Although Bill-Jay did establish that LA Machine knew it was contracting with, and performing services for, a New York resident, such minimal contacts without more are insufficient to confer personal jurisdiction under New York’s long-arm statute (see Armouth Intl, v Haband Co., 277 AD2d 189 [2000]). Significantly, LA Machine did not contract “to supply goods or services in the state” (CPLR 302 [a] [1]). To the contrary, it contracted only to pack the equipment in California for transportation to New Jersey by PTI, an unrelated third party.
In order to defeat LA Machine’s motion to dismiss, therefore, Bill-Jay had to show, prima facie, that LA Machine “transacted] . . . business within [New York],” and that the cause of action sued upon arose from that transaction (CPLR 302 [a] [1]; see *506Opticare Acquisition Corp. v Castillo, supra). Stated otherwise, Bill-Jay had to establish that LA Machine “engaged in some purposeful activity within the State and [that] there [was] a substantial relationship between [that] activity and the plaintiffs cause of action” (Armouth Intl. v Haband Co., supra at 190). Based on the totality of the circumstances, we find, as did the Supreme Court, that Bill-Jay failed to make that showing (see Presidential Realty Corp. v Michael Sq.
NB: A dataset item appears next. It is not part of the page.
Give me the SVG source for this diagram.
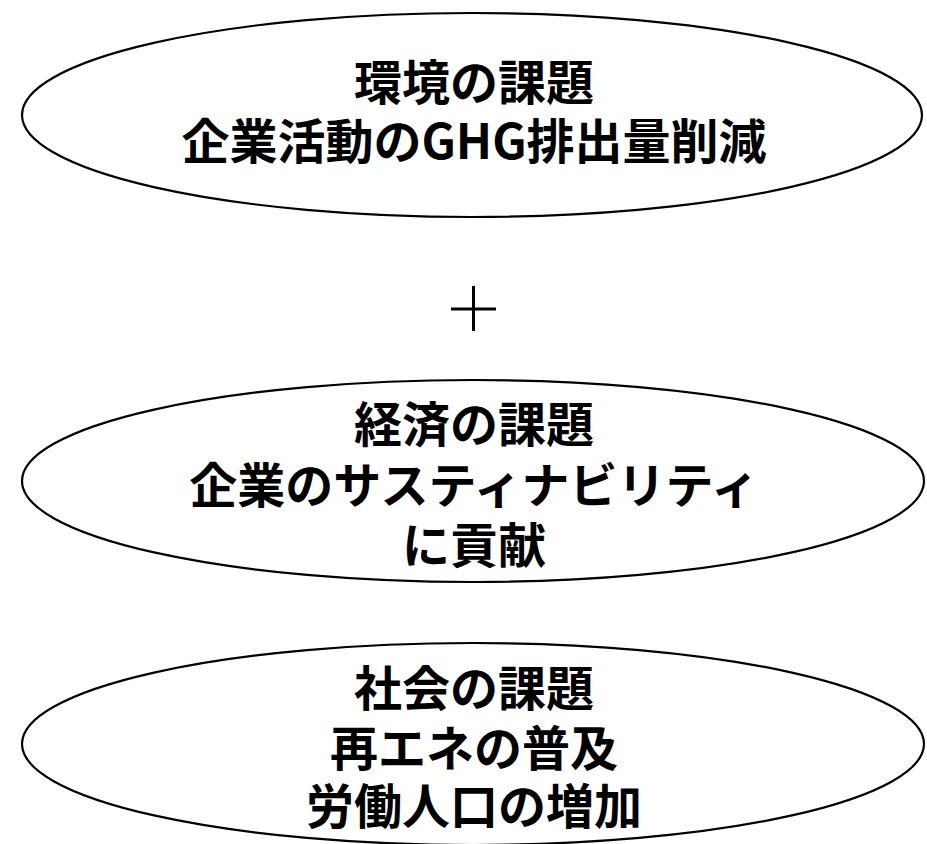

W., 44 NY2d 672 [1978]; Cooperstein v Pan-Oceanic Mar., 124 AD2d 632 [1986]; Arista Tech., Inc. v Arthur D. Little Enters., Inc., 125 F Supp 2d 641, 649-654 [2000]).
Moreover, Bill-Jay’s alternate contention that jurisdiction was properly established under CPLR 302 (a) (3) (ii) is without merit. Assuming, without deciding, that LA Machine committed a “tortious act” in California, Bill-Jay failed to establish, on this record, that LA Machine expected or should reasonably have expected such tortious act to have consequences in New York, as it is well settled that “the indirect financial loss resulting from the fact that the injured person resides or is domiciled [in New York],” without more, is insufficient to confer jurisdiction under CPLR 302 (a) (3) (ii) (Fantis Foods v Standard Importing Co., 49 NY2d 317, 326 [1980]).
Accordingly, the complaint insofar as asserted against LA Machine was properly dismissed. Crane, J.P., Rivera, Fisher and Dillon, JJ., concur.